When Mike arrived, Johnny's lips curled into a victorious smirk—until Mike paused at the doorway and calmly retrieved something from his briefcase. Safety goggles. Not just any goggles, but full-seal industrial-grade eye protection that transformed him into something between a scientist and a steampunk character. Johnny's smirk evaporated. "Get that motherfucker!" he bellowed, whipping out his pepper spray. Mike pivoted gracefully as Johnny charged, causing the spray to hit one of Johnny's own men square in the face. The blinded biker howled, flailing his bat wildly in panic.


Mike moved through the ensuing chaos like water through cracks. Never throwing a punch, he simply redirected energy—a subtle elbow causing one thug's wild swing to connect with another's jaw; a perfectly timed sidestep making two bikers collide; a gentle push sending the pepper-sprayed man's bat crashing into a third man's kneecap. Within forty seconds, five Hellhounds writhed on the floor, each convinced someone else had attacked them. Johnny, face flushed with rage, made a final desperate lunge. Mike merely extended his foot at the perfect moment, sending Johnny sprawling. As the gang leader fell, Mike "stumbled" against him, directing Johnny's momentum into the salon's glass display case with surgical precision.

Back at the precinct, Detective O'Malley's headache intensified as he reviewed the medical reports. His phone rang—the medical examiner sounding half-hysterical: "O'Malley, this is beyond science! The glass laceration on Thornfield's forearm is exactly 1.7 centimeters deep—precisely the minimum depth required to qualify as 'significant injury' under Michigan assault statutes! Two stitches, not one, not three! It's like watching a goddamn surgeon operate in reverse! I'm telling you now—I'm not examining any more of his 'injuries.' This is art, not medicine!"

The following morning, Mike received a call directly from Chief Williams. The aging Black police veteran, three months from retirement, closed his office door and offered Mike a seat without witnesses. After pouring two glasses of water, he studied Mike in prolonged silence. "Mr. Thornfield," he finally said, "I've read your file. Harvard. Law Review. Offers from firms that pay more in Christmas bonuses than my annual salary." He leaned forward. "I don't know what game you're playing in my district, and I don't want to know. But violent crime in this sector is down eighteen percent this quarter—first decrease in five years." His weathered face betrayed a complex mixture of respect and warning. "Legally, you're bulletproof. I get that. But listen carefully—no fatalities. Not one. Detroit's underbelly runs deeper than your Harvard professors ever taught you."
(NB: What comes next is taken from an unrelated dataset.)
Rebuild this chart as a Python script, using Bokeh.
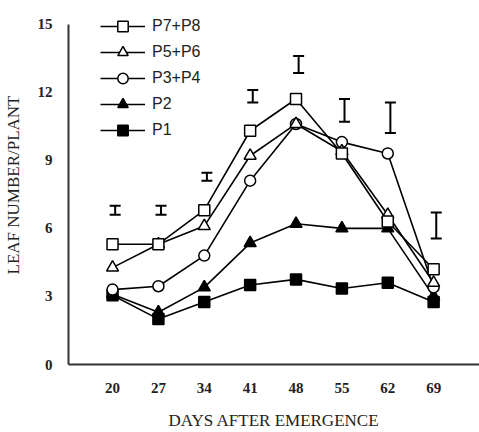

The Chief's tacit approval functioned as an invisible shield. Within weeks, Mike's reputation permeated Detroit's criminal ecosystem. Enforcers began checking whether businesses retained "that Thornfield guy" before attempting collections. Street dealers created new routes to avoid passing his modest office. None of them understood the Latin phrase on his door, but they all recognized that the bespectacled attorney in the tailored suit represented something more dangerous than their weapons—accountability. The neighborhood stopped referring to him as "the Harvard lawyer." Instead, they bestowed upon him an older, more fitting title that spread through the streets like wildfire: "The Knight of Detroit."